### WRITTEN INSTRUCTION
Show every line containing "this" by copying it.
* BEGIN LISTED ENTRIES *
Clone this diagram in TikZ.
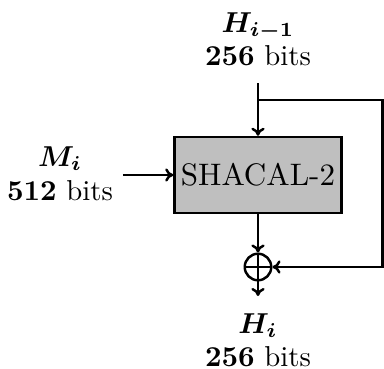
\documentclass[tikz,border=0pt]{standalone}
\usepackage{amsmath,amssymb}
\usepackage{xcolor}
\usepackage{tikz}
\usetikzlibrary{arrows.meta, positioning, calc}

\begin{document}
\begin{tikzpicture}[x=0.3472pt, y=-0.3472pt,
  box/.style={rectangle, draw, fill=lightgray, minimum width=58pt, minimum height=26.4pt,
              inner sep=0pt, line width=0.85pt, font=\fontsize{10.8}{13}\selectfont},
  xorop/.style={circle, draw, line width=0.85pt, minimum size=9.2pt, inner sep=0pt},
  lbl/.style={anchor=base, inner sep=0pt},
  wire/.style={line width=0.85pt},
  arrow/.style={-{To[length=2.8pt,width=4.6pt]}, line width=0.85pt}]

  \useasboundingbox (0,0) rectangle (384,369);

  \node[box] (SHA) at (258,175) {SHACAL-2};
  \node[xorop] (XOR) at (258,267) {};
  \draw[wire] (XOR.north) -- (XOR.south) (XOR.west) -- (XOR.east);

  \node[lbl] (HPREV) at (258,32) {$\boldsymbol{H_{i-1}}$};
  \node[lbl] (HPREVBITS) at (258,65) {\textbf{256} bits};
  \node[lbl] (MSG) at (60,166) {$\boldsymbol{M_{i}}$};
  \node[lbl] (MSGBITS) at (60,200) {\textbf{512} bits};
  \node[lbl] (HNEXT) at (258,333) {$\boldsymbol{H_{i}}$};
  \node[lbl] (HNEXTBITS) at (258,367) {\textbf{256} bits};

  \coordinate (HIN) at (258,83);
  \coordinate (FORK) at (258,100);
  \coordinate (RTOP) at (382.5,100);
  \coordinate (RBOT) at (382.5,267);
  \coordinate (MIN) at (123,175);
  \coordinate (HOUT) at (258,296);

  \draw[arrow] (HIN) -- (SHA);
  \draw[arrow] (MIN) -- (SHA);
  \draw[arrow] (SHA) -- (XOR);
  \draw[arrow] (FORK) -- (RTOP) -- (RBOT) -- (XOR);
  \draw[arrow] (XOR) -- (HOUT);
\end{tikzpicture}
\end{document}
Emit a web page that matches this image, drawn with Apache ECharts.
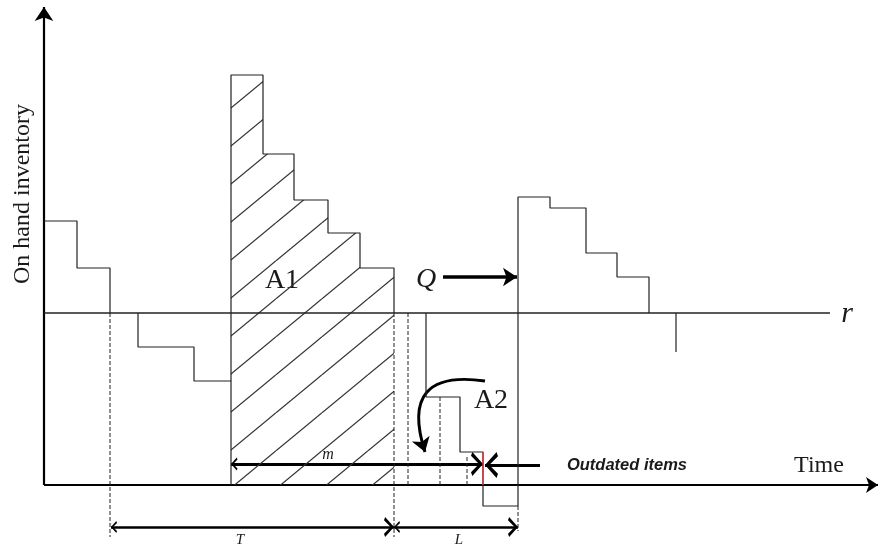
<!DOCTYPE html>
<html><head><meta charset="utf-8">
<script src="https://cdn.jsdelivr.net/npm/echarts@6/dist/echarts.min.js"></script>
<style>html,body{margin:0;padding:0;background:#fff}#c{width:879px;height:547px}</style>
</head><body><div id="c"></div>
<script>
// ---- data (time units / inventory units, origin at the axes crossing) ----
const reorderLevel = 172;
const rLine = [[0, reorderLevel], [786, reorderLevel]];
const cycle1 = [[0,264],[33,264],[33,217],[66,217],[66,172]];
const cycle2 = [[94,172],[94,138],[150,138],[150,104],[187,104],[187,410],[219,410],[219,331],[250,331],[250,285],[284,285],[284,252],[316,252],[316,217],[350,217],[350,172]];
const hatched = [[187,410],[219,410],[219,331],[250,331],[250,285],[284,285],[284,252],[316,252],[316,217],[350,217]];
const cycle3 = [[382,172],[382,88],[416,88],[416,33],[439,33],[439,-21],[474,-21],[474,288],[506,288],[506,277],[542,277],[542,232],[573,232],[573,208],[605,208],[605,172]];
const tailDrop = [[632,172],[632,133]];
const outdatedSeg = [[439,33],[439,0]];
const dashedLines = [
  [[66,172],[66,-52]], [[350,172],[350,-52]], [[364,172],[364,0]],
  [[396,88],[396,0]], [[423,28],[423,0]], [[474,-21],[474,-46]]
];
const leftEdge = [[187,104],[187,0]];
const axisX = [[0,0],[834,0]];
const axisY = [[0,0],[0,478]];
const mArrow = [[187,21],[439,21]];
const outdatedArrow = [[496,20],[441,20]];
const qArrow = [[399,208],[473,208]];
const tArrow = [[67,-42],[350,-42]];
const lArrow = [[350,-42],[474,-42]];
const curvedArrow = [[441,104],[381,33]];

// ---- hatch pattern ----
function hatchPattern(){
  const w = 46, h = 38, off = 32.8;
  const cv = document.createElement('canvas');
  cv.width = w; cv.height = h;
  const ctx = cv.getContext('2d');
  ctx.strokeStyle = '#333'; ctx.lineWidth = 1.2;
  for (let k = -2; k <= 2; k++) {
    ctx.beginPath();
    ctx.moveTo(0, off + h*k);
    ctx.lineTo(w, off + h*k - h);
    ctx.stroke();
  }
  return {image: cv, repeat: 'repeat'};
}

// open chevron whose tip sits at the symbol centre
const chev = 'path://M5,0 L5,0.01 M5,9 L10,17 L8.4,18 L5,12 L1.6,18 L0,17 Z';
const LC = '#222';
function seg(data, opt){
  return Object.assign({type:'line', data, symbol:'none', silent:true, animation:false,
    lineStyle:{color:LC, width:1.2}}, opt||{});
}
function arrow(coords, symbol, size, width, extra){
  return {type:'lines', coordinateSystem:'cartesian2d', silent:true, animation:false,
    symbol, symbolSize:size, data:[{coords}],
    lineStyle:Object.assign({color:'#000', width, opacity:1}, extra||{})};
}

const chart = echarts.init(document.getElementById('c'));
const series = [
  seg(hatched, {lineStyle:{width:0}, areaStyle:{color:hatchPattern(), opacity:1, origin:0}}),
  seg(rLine, {lineStyle:{color:LC, width:1.3}}),
  seg(cycle1), seg(cycle2), seg(cycle3), seg(tailDrop), seg(leftEdge),
  seg(outdatedSeg, {lineStyle:{color:'#ee3333', width:1.3}}),
];
dashedLines.forEach(d => series.push(seg(d, {lineStyle:{color:LC, width:1, type:[4,2]}})));
series.push(
  arrow(axisX, ['none','arrow'], [9,12], 2.2),
  arrow(axisY, ['none','arrow'], [10,14], 2.2),
  arrow(mArrow, [chev, chev], [13,24], 3),
  arrow(outdatedArrow, ['none', chev], [14,26], 3),
  arrow(qArrow, ['none','arrow'], [12,14], 3.5),
  arrow(tArrow, [chev, chev], [12,20], 2.5),
  arrow(lArrow, [chev, chev], [12,20], 2.5),
  arrow(curvedArrow, ['none','arrow'], [12,14], 3, {curveness:-0.8})
);

const serif = '"Liberation Serif", "DejaVu Serif", serif';
function txt(text, x, y, font, extra){
  return {type:'text', x, y, silent:true, style:Object.assign({text, font, fill:'#1a1a1a', textAlign:'center', textVerticalAlign:'middle'}, extra||{})};
}
chart.setOption({
  animation:false,
  grid:{left:0, right:0, top:0, bottom:0},
  xAxis:{type:'value', min:-44, max:835, show:false},
  yAxis:{type:'value', min:-62, max:485, show:false},
  series,
  graphic:[
    Object.assign(txt('On hand inventory', 23, 194, '24px ' + serif), {rotation: Math.PI/2}),
    txt('A1', 282, 281, '28px ' + serif),
    txt('A2', 491, 401, '28px ' + serif),
    txt('Q', 426, 280, 'italic 28px ' + serif),
    txt('r', 847, 314, 'italic 30px ' + serif),
    txt('Time', 819, 466, '24px ' + serif),
    txt('Outdated items', 627, 465, 'italic bold 16.5px "Liberation Sans", Arial, sans-serif'),
    txt('m', 328, 455, 'italic 16px ' + serif),
    txt('T', 240, 540, 'italic 15px ' + serif),
    txt('L', 459, 540, 'italic 15px ' + serif)
  ]
});
</script></body></html>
* END LISTED ENTRIES *
### PROBLEM SOLUTION
Clone this diagram in TikZ.
Emit a web page that matches this image, drawn with Apache ECharts.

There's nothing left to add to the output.